● **Task to carry out**
Present every line in which the string "matplotlib" appears.

[Rows from a dataset of charts and code]
────────────────

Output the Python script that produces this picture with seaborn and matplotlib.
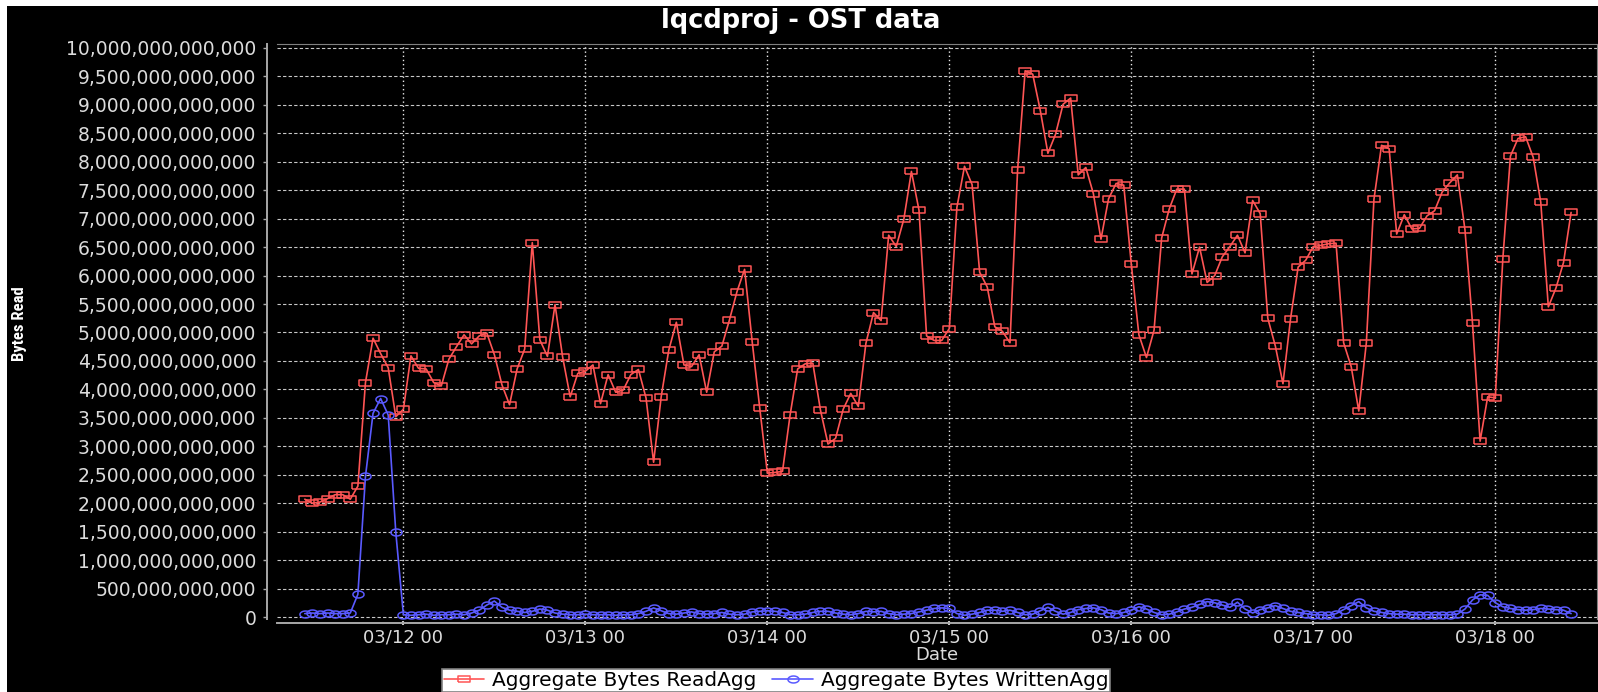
import numpy as np
import pandas as pd
import matplotlib
matplotlib.use("Agg")
import matplotlib.pyplot as plt
import matplotlib.dates as mdates
from matplotlib import font_manager
from matplotlib.ticker import FuncFormatter, MultipleLocator
from matplotlib.patches import Rectangle
import seaborn as sns

# hourly samples from 03/11 11:00 to 03/18 10:00, values in 1e12 bytes
start_time = "2011-03-11 11:00"

read_tb = [
    # 03/11 11:00 - 23:00
    2.07, 2.00, 2.02, 2.08, 2.15, 2.15, 2.07, 2.30, 4.12, 4.90, 4.63, 4.38, 3.52,
    # 03/12
    3.65, 4.59, 4.37, 4.36, 4.12, 4.06, 4.53, 4.75, 4.96, 4.80, 4.94, 4.99,
    4.61, 4.08, 3.73, 4.36, 4.71, 6.58, 4.87, 4.58, 5.49, 4.57, 3.87, 4.28,
    # 03/13
    4.32, 4.43, 3.75, 4.26, 3.95, 3.99, 4.26, 4.35, 3.85, 2.72, 3.87, 4.69,
    5.18, 4.43, 4.40, 4.61, 3.95, 4.66, 4.76, 5.22, 5.72, 6.11, 4.84, 3.67,
    # 03/14
    2.53, 2.54, 2.56, 3.55, 4.36, 4.45, 4.46, 3.64, 3.04, 3.14, 3.65, 3.93,
    3.70, 4.81, 5.35, 5.21, 6.71, 6.51, 6.99, 7.83, 7.15, 4.94, 4.86, 4.86,
    # 03/15
    5.07, 7.20, 7.92, 7.60, 6.06, 5.80, 5.10, 5.02, 4.82, 7.85, 9.60, 9.54,
    8.90, 8.15, 8.48, 9.01, 9.12, 7.77, 7.90, 7.44, 6.64, 7.35, 7.62, 7.59,
    # 03/16
    6.20, 4.96, 4.56, 5.04, 6.66, 7.17, 7.52, 7.52, 6.03, 6.50, 5.88, 6.00,
    6.33, 6.51, 6.71, 6.40, 7.32, 7.09, 5.25, 4.76, 4.10, 5.24, 6.15, 6.27,
    # 03/17
    6.51, 6.53, 6.56, 6.57, 4.82, 4.40, 3.62, 4.82, 7.34, 8.29, 8.23, 6.73,
    7.07, 6.82, 6.83, 7.05, 7.14, 7.47, 7.63, 7.77, 6.81, 5.16, 3.09, 3.87,
    # 03/18 00:00 - 10:00
    3.85, 6.30, 8.10, 8.41, 8.44, 8.08, 7.29, 5.45, 5.78, 6.23, 7.11,
]

written_tb = [
    # 03/11 11:00 - 23:00
    0.06, 0.07, 0.06, 0.07, 0.06, 0.06, 0.07, 0.40, 2.47, 3.58, 3.84, 3.55, 1.49,
    # 03/12
    0.04, 0.03, 0.04, 0.05, 0.03, 0.04, 0.04, 0.05, 0.04, 0.07, 0.12, 0.21,
    0.28, 0.17, 0.12, 0.10, 0.08, 0.10, 0.14, 0.12, 0.07, 0.05, 0.04, 0.04,
    # 03/13
    0.05, 0.04, 0.04, 0.04, 0.03, 0.04, 0.04, 0.06, 0.10, 0.16, 0.11, 0.06,
    0.05, 0.07, 0.09, 0.06, 0.05, 0.06, 0.08, 0.05, 0.04, 0.05, 0.09, 0.10,
    # 03/14
    0.11, 0.10, 0.08, 0.04, 0.04, 0.05, 0.08, 0.10, 0.10, 0.07, 0.05, 0.04,
    0.06, 0.10, 0.09, 0.10, 0.06, 0.04, 0.05, 0.06, 0.09, 0.12, 0.15, 0.16,
    # 03/15
    0.15, 0.06, 0.03, 0.05, 0.08, 0.12, 0.12, 0.10, 0.12, 0.08, 0.04, 0.05,
    0.11, 0.17, 0.10, 0.05, 0.08, 0.13, 0.15, 0.16, 0.13, 0.07, 0.06, 0.08,
    # 03/16
    0.12, 0.18, 0.14, 0.08, 0.04, 0.05, 0.09, 0.14, 0.17, 0.22, 0.27, 0.25,
    0.21, 0.17, 0.26, 0.14, 0.07, 0.13, 0.16, 0.20, 0.15, 0.10, 0.08, 0.06,
    # 03/17
    0.04, 0.04, 0.03, 0.06, 0.13, 0.20, 0.27, 0.16, 0.10, 0.08, 0.06, 0.05,
    0.05, 0.04, 0.04, 0.04, 0.04, 0.04, 0.04, 0.05, 0.14, 0.30, 0.39, 0.38,
    # 03/18 00:00 - 10:00
    0.25, 0.18, 0.15, 0.13, 0.12, 0.13, 0.15, 0.14, 0.13, 0.12, 0.06,
]

read_label = "Aggregate Bytes ReadAgg"
written_label = "Aggregate Bytes WrittenAgg"

df = pd.DataFrame({
    "date": pd.date_range(start_time, periods=len(read_tb), freq="h"),
    "read": np.array(read_tb) * 1e12,
    "written": np.array(written_tb) * 1e12,
})

RED = "#ff5555"
BLUE = "#5a5aff"
TEXT = "#dcdcdc"

sns.set_theme(style="ticks")
plt.rcParams["font.family"] = ["DejaVu Sans"]

# narrow face for the rotated axis title, if one is installed
installed = {f.name for f in font_manager.fontManager.ttflist}
narrow = next((n for n in ["Liberation Sans Narrow", "Roboto Condensed",
                           "Open Sans Condensed", "DejaVu Sans Condensed"]
               if n in installed), None)

W, H = 1598, 692
fig = plt.figure(figsize=(W / 100, H / 100), dpi=100, facecolor="white")
# black chart canvas (thin white margin on top/left like the source image)
fig.patches.append(Rectangle((7 / W, 0), 1, 1 - 6 / H, transform=fig.transFigure,
                             facecolor="black", edgecolor="none", zorder=-10))

ax = fig.add_axes([277 / W, 1 - 619 / H, (1597 - 277) / W, (619 - 44) / H])
ax.set_facecolor("black")

# wide-ish markers: the source chart was stretched horizontally
box = [(-1.6, -1), (1.6, -1), (1.6, 1), (-1.6, 1), (-1.6, -1)]
t = np.linspace(0, 2 * np.pi, 41)
ellipse = list(zip(1.6 * np.cos(t), np.sin(t)))

sns.lineplot(data=df, x="date", y="read", ax=ax, color=RED, linewidth=1.2,
             marker=box, markersize=8, markerfacecolor="none",
             markeredgecolor=RED, markeredgewidth=1.1, label=read_label)
sns.lineplot(data=df, x="date", y="written", ax=ax, color=BLUE, linewidth=1.2,
             marker=ellipse, markersize=8, markerfacecolor="none",
             markeredgecolor=BLUE, markeredgewidth=1.1, label=written_label)

ax.set_xlim(pd.Timestamp("2011-03-11 07:20"), pd.Timestamp("2011-03-18 13:25"))
ax.set_ylim(-0.035e12, 10.07e12)

ax.yaxis.set_major_locator(MultipleLocator(0.5e12))
ax.yaxis.set_major_formatter(FuncFormatter(lambda v, p: f"{v:,.0f}"))
ax.xaxis.set_major_locator(mdates.DayLocator())
ax.xaxis.set_major_formatter(mdates.DateFormatter("%m/%d %H"))

ax.yaxis.grid(True, color="#c8c8c8", linestyle=(0, (3, 2)), linewidth=0.8)
ax.xaxis.grid(True, color="#e8e8e8", linestyle=(0, (1, 2)), linewidth=1.0)
ax.set_axisbelow(True)

for side in ["top", "right"]:
    ax.spines[side].set_color("#808080")
    ax.spines[side].set_linewidth(0.8)
ax.spines["left"].set_position(("outward", 7))
ax.spines["bottom"].set_position(("outward", 3))
for side in ["left", "bottom"]:
    ax.spines[side].set_color("#a8a8a8")
    ax.spines[side].set_linewidth(1.4)

ax.tick_params(axis="y", colors="#a8a8a8", labelcolor=TEXT, labelsize=13.5,
               length=3, width=1, direction="out", pad=5)
ax.tick_params(axis="x", colors="#c8c8c8", labelcolor=TEXT, labelsize=13,
               length=3, width=1.5, direction="inout", pad=2)
ax.set_xlabel("")
ax.set_ylabel("")

fig.text(801 / W, 1 - 21 / H, "lqcdproj - OST data", ha="center", va="center",
         fontsize=18.5, fontweight="bold", color="white")
fig.text(937 / W, 1 - 655 / H, "Date", ha="center", va="center",
         fontsize=13, color=TEXT)
if narrow:
    fig.text(20 / W, 1 - 324 / H, "Bytes Read", ha="center", va="center",
             rotation=90, fontsize=12, fontweight="bold", color="white",
             family=[narrow, "DejaVu Sans"])
else:
    fig.text(20 / W, 1 - 324 / H, "Bytes Read", ha="center", va="center",
             rotation=90, fontsize=10.5, fontweight="bold", color="white")

handles, labels = ax.get_legend_handles_labels()
if ax.get_legend() is not None:
    ax.get_legend().remove()
leg = fig.legend(handles, labels, loc="lower center", bbox_to_anchor=(776 / W, 0.0),
                 ncol=2, frameon=True, fancybox=False, framealpha=1,
                 facecolor="white", edgecolor="#808080", fontsize=14.5,
                 borderpad=0.1, handlelength=2.0, handletextpad=0.4,
                 columnspacing=0.8, borderaxespad=0)
leg.get_frame().set_linewidth(1.2)
for txt in leg.get_texts():
    txt.set_color("black")

fig.savefig("out.png", dpi=100, facecolor=fig.get_facecolor())
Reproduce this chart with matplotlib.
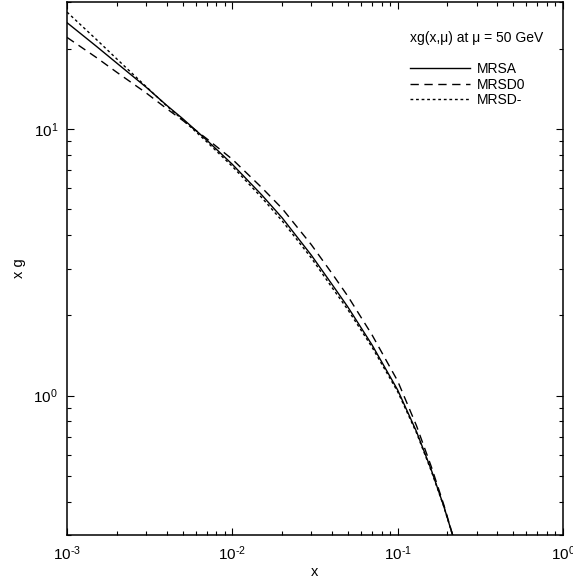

────────────────

● **Correct result**
Output the Python script that produces this picture with seaborn and matplotlib.
import matplotlib
matplotlib.use("Agg")
import matplotlib.pyplot as plt
import matplotlib.dates as mdates
from matplotlib import font_manager
from matplotlib.ticker import FuncFormatter, MultipleLocator
from matplotlib.patches import Rectangle
Reproduce this chart with matplotlib.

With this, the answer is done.